The E.U. and Japanese blacklists are part of a G7 sanctions assault started by Washington on Monday with measures announced against seven Russian officials and 17 companies close to Russian President Vladimir Putin.
- 'Downward spiral of violence' -
As the E.U.'s top foreign policy official, Catherine Ashton, voiced alarm at "the downward spiral of violence and intimidation" in Ukraine, fears persisted of an imminent Russian invasion.
Putin firmly rejected charges that he was fomenting unrest in the region, saying that "there are neither Russian instructors, nor special units, nor troops there".
But NATO said there were no indications that the tens of thousands of troops massed on the Ukrainian border were pulling back, as announced by Russian Defence Minister Sergei Shoigu in a telephone conversation with his US counterpart Chuck Hagel.
Shoigu reiterated that Moscow had no plans to invade its neighbour and urged Washington to dial down its rhetoric over the crisis.
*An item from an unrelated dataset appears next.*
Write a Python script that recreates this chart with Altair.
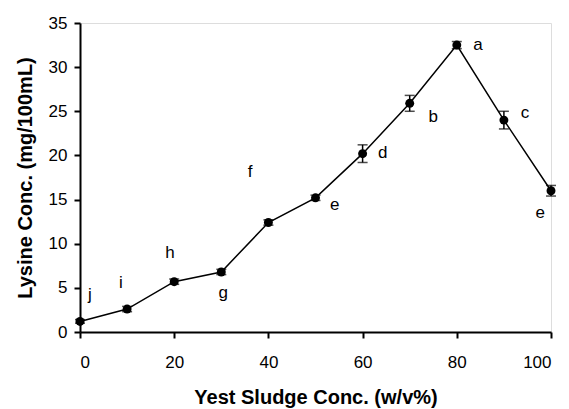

But Hagel called for an end to Russia's "destabilising influence inside Ukraine" and warned more pressure would be applied if it continued.
Hagel also asked for Moscow's help in securing the release of the seven OSCE inspectors held by pro-Russian militants in Slavyansk.
The local rebel leader in Slavyansk, Vyacheslav Ponomaryov, said "good progress" was being made in negotiations with the OSCE to free the men. But an OSCE negotiator gave a firm "no comment" to reporters.
The fresh Western sanctions are a response to Russia's perceived failure to implement an April 17 deal struck in Geneva to defuse the crisis by disarming militias and having them vacate occupied public buildings.
"Russia has so far failed to implement any part of the Geneva agreement," said British Foreign Secretary William Hague, who plans to visit Ukraine as well as Moldova and Georgia next week.
Among those targeted by the U.S. sanctions is the president of Rosneft, Russia's top petroleum company and one of the world's largest publicly traded oil companies.
The E.U. said talks with Russia and Ukraine will take place in Warsaw Friday to try to resolve a $3.5-billion gas bill Gazprom calculates Kiev owes. Putin has threatened to cut off the gas flow to Ukraine if it is not quickly paid.
The crisis has accelerated since February, when Ukraine's Kremlin-backed president Viktor Yanukovych was forced to flee after months of increasingly bloody mass street protests by pro-Western demonstrators.